* Start DATA SHOWN *
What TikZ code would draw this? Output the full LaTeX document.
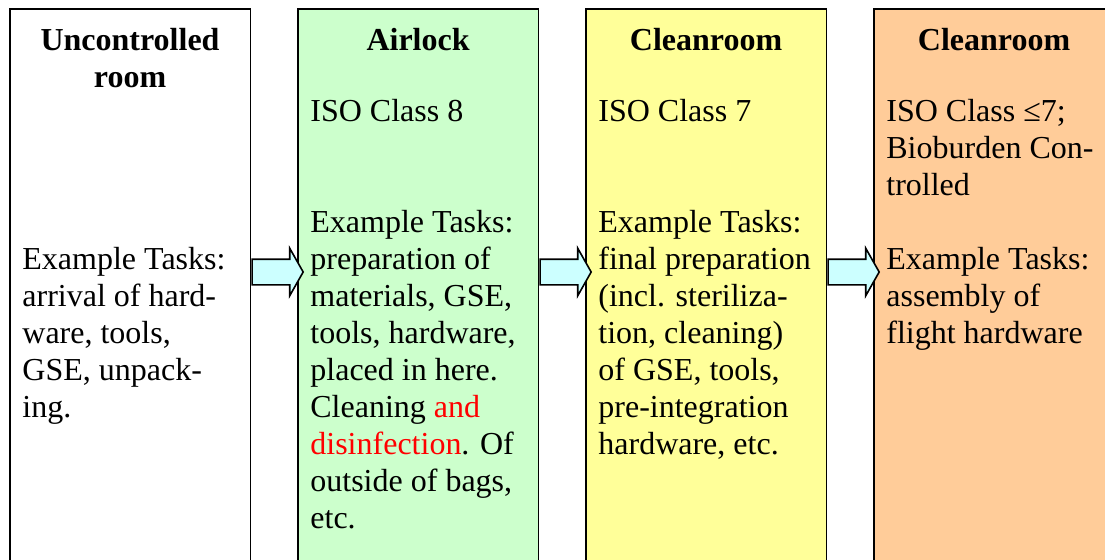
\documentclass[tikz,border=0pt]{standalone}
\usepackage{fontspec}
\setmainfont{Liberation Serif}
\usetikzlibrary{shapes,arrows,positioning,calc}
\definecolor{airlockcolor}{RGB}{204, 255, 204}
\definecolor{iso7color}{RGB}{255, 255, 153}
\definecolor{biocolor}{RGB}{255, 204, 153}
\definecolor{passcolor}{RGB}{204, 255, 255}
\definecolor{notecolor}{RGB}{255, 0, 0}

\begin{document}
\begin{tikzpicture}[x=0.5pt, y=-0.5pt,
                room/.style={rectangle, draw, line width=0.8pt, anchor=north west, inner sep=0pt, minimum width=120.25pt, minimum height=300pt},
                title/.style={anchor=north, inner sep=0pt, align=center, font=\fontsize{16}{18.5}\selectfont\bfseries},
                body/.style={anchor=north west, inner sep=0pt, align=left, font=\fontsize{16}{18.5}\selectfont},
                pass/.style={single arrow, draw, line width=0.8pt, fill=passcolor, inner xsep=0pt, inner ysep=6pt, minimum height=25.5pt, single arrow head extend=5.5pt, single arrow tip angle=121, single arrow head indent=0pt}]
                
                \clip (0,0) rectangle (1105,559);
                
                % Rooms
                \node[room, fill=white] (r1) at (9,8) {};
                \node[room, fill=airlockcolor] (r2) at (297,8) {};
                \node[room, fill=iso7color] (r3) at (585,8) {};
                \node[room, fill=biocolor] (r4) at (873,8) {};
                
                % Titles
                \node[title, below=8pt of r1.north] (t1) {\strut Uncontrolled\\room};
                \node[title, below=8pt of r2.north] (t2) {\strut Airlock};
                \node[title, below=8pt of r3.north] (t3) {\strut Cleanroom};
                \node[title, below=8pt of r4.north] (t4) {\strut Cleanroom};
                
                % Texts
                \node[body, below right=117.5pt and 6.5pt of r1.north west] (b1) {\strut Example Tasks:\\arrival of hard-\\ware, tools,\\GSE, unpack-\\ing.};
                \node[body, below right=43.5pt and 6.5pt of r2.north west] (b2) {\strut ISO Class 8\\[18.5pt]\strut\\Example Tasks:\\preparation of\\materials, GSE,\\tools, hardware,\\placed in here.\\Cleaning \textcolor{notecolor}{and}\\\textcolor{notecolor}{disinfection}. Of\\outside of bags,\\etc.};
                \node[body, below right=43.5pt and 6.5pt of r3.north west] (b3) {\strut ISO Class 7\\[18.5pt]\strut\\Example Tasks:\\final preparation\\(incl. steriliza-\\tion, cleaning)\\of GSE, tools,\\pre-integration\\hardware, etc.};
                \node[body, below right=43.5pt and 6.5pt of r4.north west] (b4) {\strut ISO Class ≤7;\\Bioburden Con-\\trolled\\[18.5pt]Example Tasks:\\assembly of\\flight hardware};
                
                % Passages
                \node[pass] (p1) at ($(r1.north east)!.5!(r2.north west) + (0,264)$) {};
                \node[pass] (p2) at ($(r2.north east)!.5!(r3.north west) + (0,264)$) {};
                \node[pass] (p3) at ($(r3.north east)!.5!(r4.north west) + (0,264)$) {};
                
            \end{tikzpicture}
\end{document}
* End DATA SHOWN *
SET TASK:
Repeat the material above in full and unchanged, minus its images.

EXERCISE RESPONSE:
What TikZ code would draw this? Output the full LaTeX document.
\documentclass[tikz,border=0pt]{standalone}
\usepackage{fontspec}
\setmainfont{Liberation Serif}
\usetikzlibrary{shapes,arrows,positioning,calc}
\definecolor{airlockcolor}{RGB}{204, 255, 204}
\definecolor{iso7color}{RGB}{255, 255, 153}
\definecolor{biocolor}{RGB}{255, 204, 153}
\definecolor{passcolor}{RGB}{204, 255, 255}
\definecolor{notecolor}{RGB}{255, 0, 0}

\begin{document}
\begin{tikzpicture}[x=0.5pt, y=-0.5pt,
                room/.style={rectangle, draw, line width=0.8pt, anchor=north west, inner sep=0pt, minimum width=120.25pt, minimum height=300pt},
                title/.style={anchor=north, inner sep=0pt, align=center, font=\fontsize{16}{18.5}\selectfont\bfseries},
                body/.style={anchor=north west, inner sep=0pt, align=left, font=\fontsize{16}{18.5}\selectfont},
                pass/.style={single arrow, draw, line width=0.8pt, fill=passcolor, inner xsep=0pt, inner ysep=6pt, minimum height=25.5pt, single arrow head extend=5.5pt, single arrow tip angle=121, single arrow head indent=0pt}]
                
                \clip (0,0) rectangle (1105,559);
                
                % Rooms
                \node[room, fill=white] (r1) at (9,8) {};
                \node[room, fill=airlockcolor] (r2) at (297,8) {};
                \node[room, fill=iso7color] (r3) at (585,8) {};
                \node[room, fill=biocolor] (r4) at (873,8) {};
                
                % Titles
                \node[title, below=8pt of r1.north] (t1) {\strut Uncontrolled\\room};
                \node[title, below=8pt of r2.north] (t2) {\strut Airlock};
                \node[title, below=8pt of r3.north] (t3) {\strut Cleanroom};
                \node[title, below=8pt of r4.north] (t4) {\strut Cleanroom};
                
                % Texts
                \node[body, below right=117.5pt and 6.5pt of r1.north west] (b1) {\strut Example Tasks:\\arrival of hard-\\ware, tools,\\GSE, unpack-\\ing.};
                \node[body, below right=43.5pt and 6.5pt of r2.north west] (b2) {\strut ISO Class 8\\[18.5pt]\strut\\Example Tasks:\\preparation of\\materials, GSE,\\tools, hardware,\\placed in here.\\Cleaning \textcolor{notecolor}{and}\\\textcolor{notecolor}{disinfection}. Of\\outside of bags,\\etc.};
                \node[body, below right=43.5pt and 6.5pt of r3.north west] (b3) {\strut ISO Class 7\\[18.5pt]\strut\\Example Tasks:\\final preparation\\(incl. steriliza-\\tion, cleaning)\\of GSE, tools,\\pre-integration\\hardware, etc.};
                \node[body, below right=43.5pt and 6.5pt of r4.north west] (b4) {\strut ISO Class ≤7;\\Bioburden Con-\\trolled\\[18.5pt]Example Tasks:\\assembly of\\flight hardware};
                
                % Passages
                \node[pass] (p1) at ($(r1.north east)!.5!(r2.north west) + (0,264)$) {};
                \node[pass] (p2) at ($(r2.north east)!.5!(r3.north west) + (0,264)$) {};
                \node[pass] (p3) at ($(r3.north east)!.5!(r4.north west) + (0,264)$) {};
                
            \end{tikzpicture}
\end{document}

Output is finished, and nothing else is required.